‘Hee, hoi!’ roep ik enthousiast, want zo begroet ik mensen die ik herken. Meteen erna bekruipt mij de twijfel. Niet zozeer of ik haar wel echt herken, maar meer of ze niet per ongeluk een hedendaagse collega is die ik nu tegemoet treed als was ze een schim uit een ver verleden. Haar verbaasde blik maakt mijn onzekerheid niet minder. Heel langzaam begint haar iets te dagen en als ze vertelt waar ze werkt haal ik opgelucht adem: ik ken haar inderdaad van drie werkplekken geleden.
‘Ik had je echt niet herkend,’ zegt ze, ‘toen had je nog niet zoveel krullen.’
Geen bril, corrigeer ik haar in gedachten. Toen had ik nog geen bril.

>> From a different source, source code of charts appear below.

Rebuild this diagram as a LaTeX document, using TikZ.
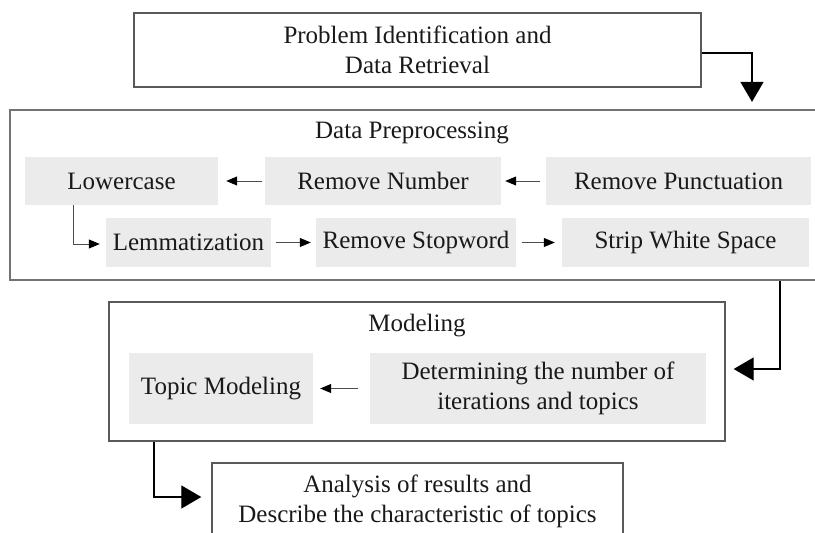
\documentclass[tikz,border=0pt]{standalone}
\usepackage{fontspec}
\setmainfont{Liberation Serif}
\usetikzlibrary{arrows.meta}
\begin{document}
\begin{tikzpicture}[x=1pt,y=-1pt,
  every node/.style={font=\fontsize{25}{30}\selectfont, inner sep=0pt, align=center, text=black!90},
  outer/.style={draw=black!65, line width=1.4pt},
  gbox/.style={fill=black!8},
  big/.style={draw=black, line width=1.3pt, -{Triangle[length=20pt,width=23pt]}},
  small/.style={draw=black!70, line width=1pt, -{Triangle[length=11pt,width=9pt,fill=black,color=black]}, shorten <=5pt, shorten >=5pt},
]
\useasboundingbox (0,0) rectangle (815,533);

% containers
\node[outer, minimum width=567pt, minimum height=74pt] (top) at (417.5,50) {Problem Identification and\\Data Retrieval};
\node[draw=black!55, line width=2.2pt, minimum width=810pt, minimum height=170pt] (pre) at (415,195) {};
\node (pretitle) at (412,133) {Data Preprocessing};
\node[outer, minimum width=616pt, minimum height=139pt] (model) at (417,371.5) {};
\node (modtitle) at (417,326) {Modeling};
\node[outer, minimum width=411pt, minimum height=77pt] (ana) at (417.5,501.5) {Analysis of results and\\Describe the characteristic of topics};

% preprocessing steps
\node[gbox, minimum width=193pt, minimum height=48pt] (lower) at (121.5,181) {Lowercase};
\node[gbox, minimum width=236pt, minimum height=48pt] (num) at (383,181) {Remove Number};
\node[gbox, minimum width=265pt, minimum height=48pt] (punc) at (678.5,181) {Remove Punctuation};
\node[gbox, minimum width=165pt, minimum height=49pt] (lem) at (188.5,242.5) {Lemmatization};
\node[gbox, minimum width=200pt, minimum height=49pt] (stop) at (416,242.5) {Remove Stopword};
\node[gbox, minimum width=247pt, minimum height=49pt] (strip) at (685.5,242.5) {Strip White Space};

% modeling steps
\node[gbox, minimum width=184pt, minimum height=71pt] (topic) at (221,388.5) {Topic Modeling};
\node[gbox, minimum width=336pt, minimum height=71pt] (det) at (538,388.5) {Determining the number of\\iterations and topics};

% helper coordinates for connector columns
\coordinate (c1) at (752,0);
\coordinate (c2) at (780,0);
\coordinate (c3) at (154,0);
\coordinate (c4) at (73,0);

% main connectors
\draw[big, shorten >=7pt] ([yshift=-3pt]top.east) -| (c1 |- pre.north);
\draw[big, shorten >=8pt] (pre.south -| c2) |- ([yshift=2.5pt]model.east);
\draw[big, shorten >=10pt] (model.south -| c3) |- ([yshift=4.5pt]ana.west);

% step connectors
\draw[small, shorten <=6pt, shorten >=4pt] (punc.west) -- (num.east);
\draw[small, shorten <=3pt, shorten >=8pt] (num.west) -- (lower.east);
\draw[small, shorten <=0pt, shorten >=6pt] (lower.south -| c4) |- ([yshift=-1.5pt]lem.west);
\draw[small] (lem.east) -- (stop.west);
\draw[small, shorten <=6pt, shorten >=7pt] (stop.east) -- (strip.west);
\draw[small, shorten <=12pt, shorten >=7pt] (det.west) -- (topic.east);
\end{tikzpicture}
\end{document}
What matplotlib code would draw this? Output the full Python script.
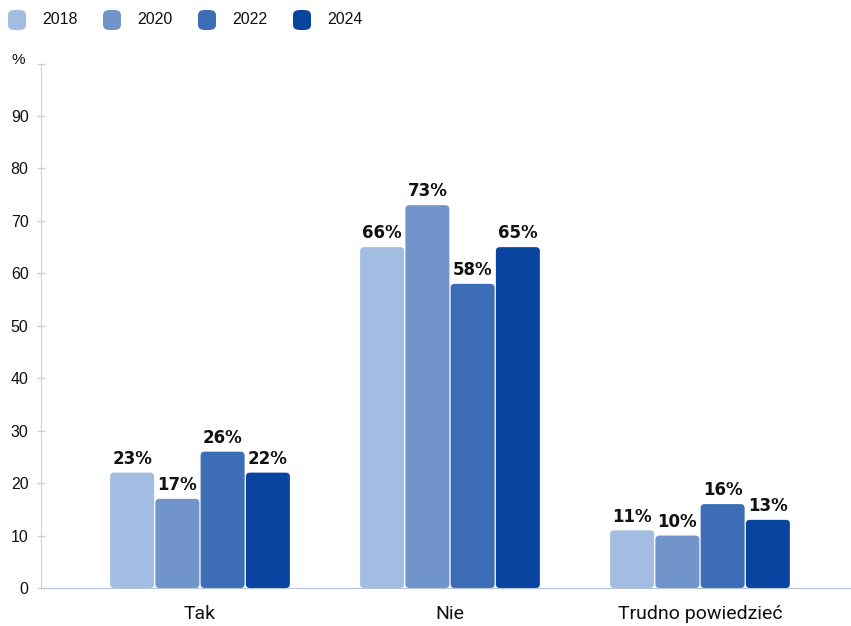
import numpy as np
import matplotlib.pyplot as plt
from matplotlib.patches import FancyBboxPatch

# dane
categories = ["Tak", "Nie", "Trudno powiedzieć"]
years = ["2018", "2020", "2022", "2024"]
values = {
    "2018": [22, 65, 11],
    "2020": [17, 73, 10],
    "2022": [26, 58, 16],
    "2024": [22, 65, 13],
}
labels = {
    "2018": ["23%", "66%", "11%"],
    "2020": ["17%", "73%", "10%"],
    "2022": ["26%", "58%", "16%"],
    "2024": ["22%", "65%", "13%"],
}
colors = ["#A3BCE1", "#7195CB", "#3D6EB5", "#0944A0"]

W, H = 851, 626
fig = plt.figure(figsize=(W / 100, H / 100), dpi=100)
ax = fig.add_axes([41 / W, 38 / H, 810 / W, 524.4 / H])

x = np.arange(len(categories))
slot = 0.181
bw = 0.176
for i, y in enumerate(years):
    pos = x + (i - 1.5) * slot
    for px, v, lab in zip(pos, values[y], labels[y]):
        # slupek z lekko zaokraglonymi rogami
        p = FancyBboxPatch((px - bw / 2, 0), bw, v,
                           boxstyle="round,pad=0,rounding_size=0.016",
                           mutation_aspect=(0.181 / 45.25) ** -1 * (100 / 524.4),
                           fc=colors[i], ec="none")
        ax.add_patch(p)
        ax.text(px, v + 0.9, lab, ha="center", va="bottom", fontsize=12,
                fontweight="bold", family="DejaVu Sans", color="#111111")

ax.set_xlim(-0.636, 2.604)
ax.set_ylim(0, 100)
ax.set_yticks(range(0, 101, 10))
ax.set_yticklabels([str(t) for t in range(0, 91, 10)] + [""])
ax.set_xticks(x)
ax.set_xticklabels(categories, fontsize=14, family="Roboto")
ax.tick_params(axis="x", length=0, pad=12, colors="#111111")
ax.tick_params(axis="y", direction="inout", length=6, width=1, color="#CBD3DF",
               labelsize=11.5, pad=6, labelcolor="#111111")
for lab in ax.get_yticklabels():
    lab.set_family("Liberation Sans")
for s in ["top", "right"]:
    ax.spines[s].set_visible(False)
ax.spines["left"].set_color("#CBD3DF")
ax.spines["bottom"].set_color("#B5C3DE")

fig.text(18 / W, 1 - 60 / H, "%", ha="center", va="center", fontsize=11,
         family="Liberation Sans", color="#111111")

# legenda
lx = [8, 103, 198, 293]
for i, y in enumerate(years):
    fig.patches.append(FancyBboxPatch((lx[i] / W, 1 - 30 / H), 18 / W, 20 / H,
                                      boxstyle="round,pad=0,rounding_size=0.008",
                                      transform=fig.transFigure, fc=colors[i], ec="none"))
    fig.text((lx[i] + 34) / W, 1 - 19 / H, y, ha="left", va="center", fontsize=11.5,
             family="Liberation Sans", color="#111111")

fig.savefig("out.png", dpi=100)
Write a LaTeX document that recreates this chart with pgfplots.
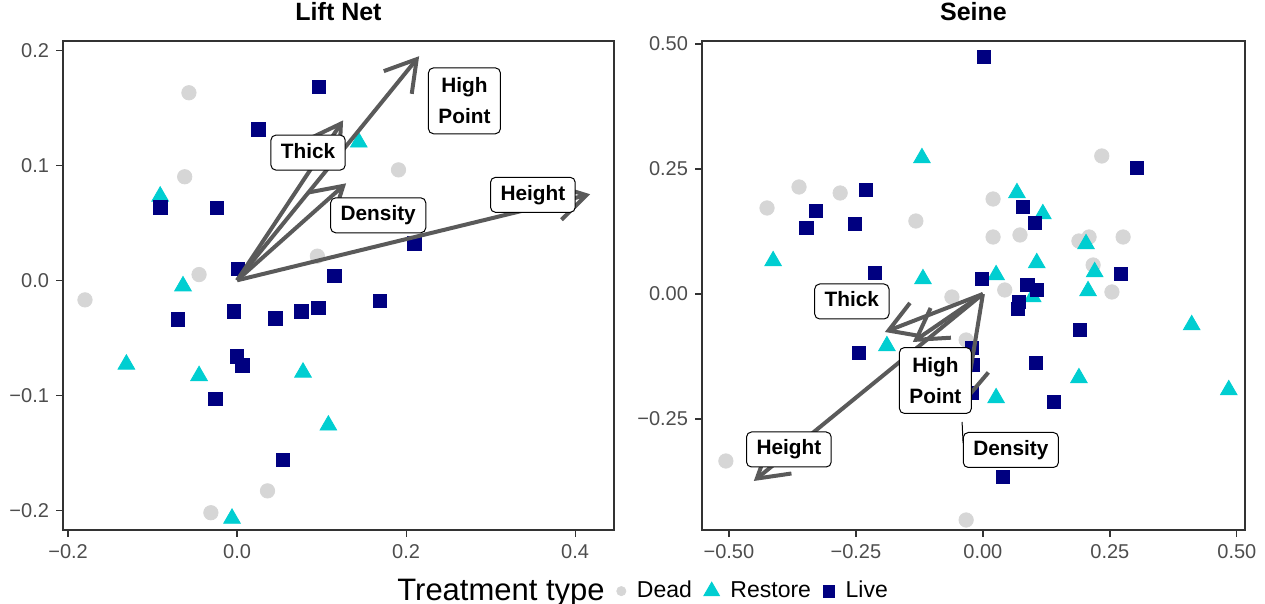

Want ik denk/weet zeker/denk zeker te weten dat ik deze bos haar altijd al had, krullen incluis.
In plaats daarvan zeg ik iets lafs als: ‘Natgeregend vanochtend’, alsof dat mijn kapsel op magische wijze heeft veranderd.
De rest van de ochtend blijft mijn eigen opmerking door mijn krullerige warhoofd spoken.